Setting aside issues of bias, discrimination and sexual harassment – legitimate issues, to be certain – does Lyons really think bad managers are a tech problem? I don’t even need to use someone else’s tweets to refute this. I used to work for a very “old guard” technology company and my boss had no idea what he was doing. There are plenty of tech companies with bad management, but is this being presented as an issue particularly bad in tech? If so, citation needed.
There’s more that I could pick apart, and I could share a dozen stories from actual startup employees who have had much better experiences than this. In doing some research for this article, I came across Fortune’s review of Lyons’ book on this subject, which includes this gem:
He concludes that there are hookers at Salesforce’s Dreamforce conference and it is therefore “evil.” (For his part, Lyons owns up to his own hypocrisy, noting he only joined HubSpot to get rich.)

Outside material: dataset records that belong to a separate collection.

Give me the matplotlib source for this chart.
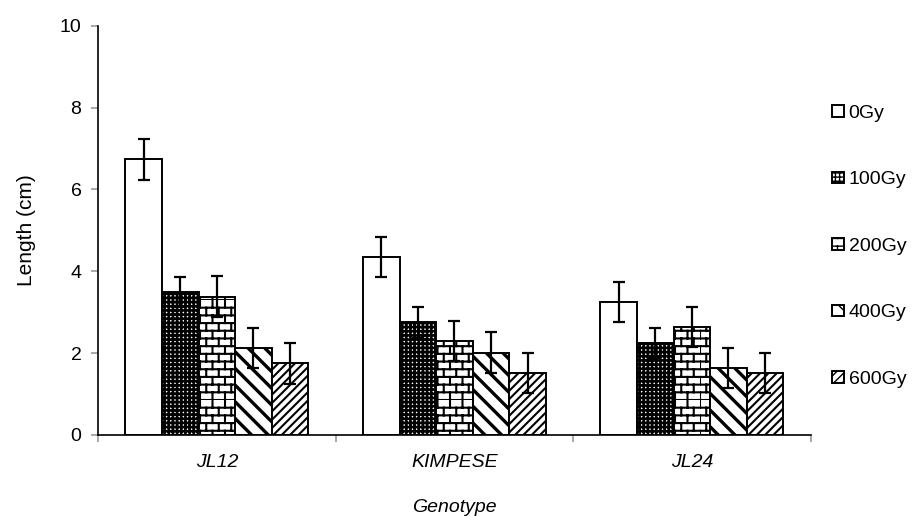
import numpy as np
import matplotlib
matplotlib.use("Agg")
import matplotlib.pyplot as plt
import matplotlib.hatch as mhatch
from matplotlib.path import Path

plt.rcParams['font.family'] = ['Liberation Sans', 'DejaVu Sans']

genotypes = ['JL12', 'KIMPESE', 'JL24']
doses = ['0Gy', '100Gy', '200Gy', '400Gy', '600Gy']
means = {
    '0Gy':   [6.74, 4.35, 3.25],
    '100Gy': [3.50, 2.75, 2.25],
    '200Gy': [3.38, 2.29, 2.63],
    '400Gy': [2.13, 2.01, 1.63],
    '600Gy': [1.75, 1.51, 1.51],
}
errors = {
    '0Gy':   [0.50, 0.50, 0.50],
    '100Gy': [0.36, 0.37, 0.37],
    '200Gy': [0.50, 0.49, 0.49],
    '400Gy': [0.49, 0.50, 0.49],
    '600Gy': [0.50, 0.49, 0.49],
}

# brick hatch: swap in a custom path for one (otherwise unused) hatch string
BRICK = '-|-'
_orig_get_path = mhatch.get_path


def _brick_path(rows=13, cols=8):
    verts, codes = [], []
    for r in range(rows):
        y0, y1 = r / rows, (r + 1) / rows
        verts += [(0, y0), (1, y0)]
        codes += [Path.MOVETO, Path.LINETO]
        off = 0.5 / cols if r % 2 else 0.0
        for c in range(cols):
            x = c / cols + off
            verts += [(x, y0), (x, y1)]
            codes += [Path.MOVETO, Path.LINETO]
    return Path(np.array(verts, float), codes)


def _get_path(pattern, density=6):
    if pattern == BRICK:
        return _brick_path()
    return _orig_get_path(pattern, density)


mhatch.get_path = _get_path

styles = {
    '0Gy':   dict(hatch=None, hlw=1.0),
    '100Gy': dict(hatch='++++', hlw=1.9),
    '200Gy': dict(hatch=BRICK, hlw=1.5),
    '400Gy': dict(hatch='\\\\', hlw=2.4),
    '600Gy': dict(hatch='////', hlw=1.5),
}

fs = 14

fig = plt.figure(figsize=(9.17, 5.16), dpi=100)
ax = fig.add_axes([0.107, 0.157, 0.777, 0.793])

x = np.arange(len(genotypes))
width = 0.154
for i, d in enumerate(doses):
    pos = x + (i - 2) * width
    with plt.rc_context({'hatch.linewidth': styles[d]['hlw']}):
        ax.bar(pos, means[d], width, color='white', edgecolor='black',
               linewidth=1.4, hatch=styles[d]['hatch'], label=d, zorder=2)
    ax.errorbar(pos, means[d], yerr=errors[d], fmt='none', ecolor='black',
                elinewidth=1.6, capsize=4.5, capthick=1.6, zorder=3)

ax.set_xlim(-0.5, 2.5)
ax.set_ylim(0, 10)
ax.set_yticks([0, 2, 4, 6, 8, 10])
ax.set_xticks([-0.5, 0.5, 1.5, 2.5])
ax.set_xticklabels([])
ax.set_xticks(x, minor=True)
ax.set_xticklabels(genotypes, minor=True, fontstyle='italic', fontsize=fs)
ax.tick_params(axis='x', which='minor', length=0, pad=14)
ax.tick_params(axis='both', which='major', length=5, color='#999999', width=1.2,
               labelsize=fs, pad=7)
for s in ['top', 'right']:
    ax.spines[s].set_visible(False)
for s in ['left', 'bottom']:
    ax.spines[s].set_linewidth(1.2)

ax.set_ylabel('Length (cm)', fontsize=fs + 1, labelpad=17)
ax.set_xlabel('Genotype', fontsize=fs, fontstyle='italic', labelpad=20)

leg = ax.legend(loc='upper left', bbox_to_anchor=(0.907, 0.797),
                bbox_transform=fig.transFigure, frameon=False,
                fontsize=fs, handlelength=0.62, handleheight=0.55,
                handletextpad=0.25, labelspacing=2.55, borderaxespad=0,
                borderpad=0)

fig.savefig('out.png', dpi=100)
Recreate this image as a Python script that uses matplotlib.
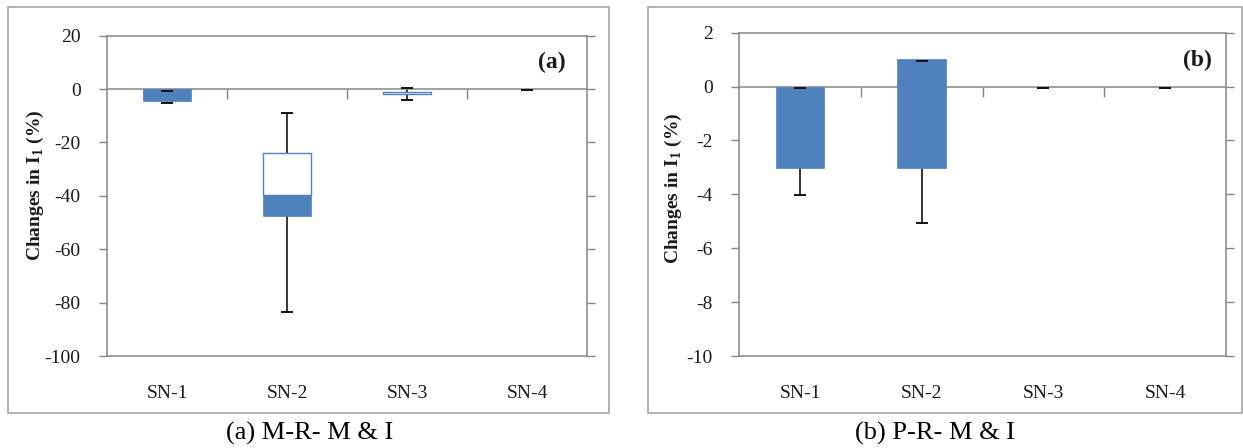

I can’t even tell if this was supposed to be a joke by Lyons, but if it’s not, this kind of wantrepreneur mentality speaks volumes to his misunderstanding about life at a startup (considering he didn’t work for an actual startup). The mentality of “Join startup, take my exit money after acquisition and have the best life ever” is not how you find a satisfying career, and “getting rich” certainly isn’t going to work when you join a startup a year before it goes public.
Are poor management, discrimination, sexual harassment, ageism, and badly treated employees legitimate issues? Absolutely, and they should be called out. Encourage tech reporters to bring attention to overworked, burnt out employees. Name and shame instances of sexual harassment and discrimination. Tell your stories about these issues. When possible, vote with your feet and pursue work at companies that treat you better.
But projecting your entire experience with a company that has a notoriously poor work culture onto startups while conflating startups with the tech industry as a whole? Ridiculous.
Discrimination and sexual harassment are serious issues, but Dan Lyons is not a serious person.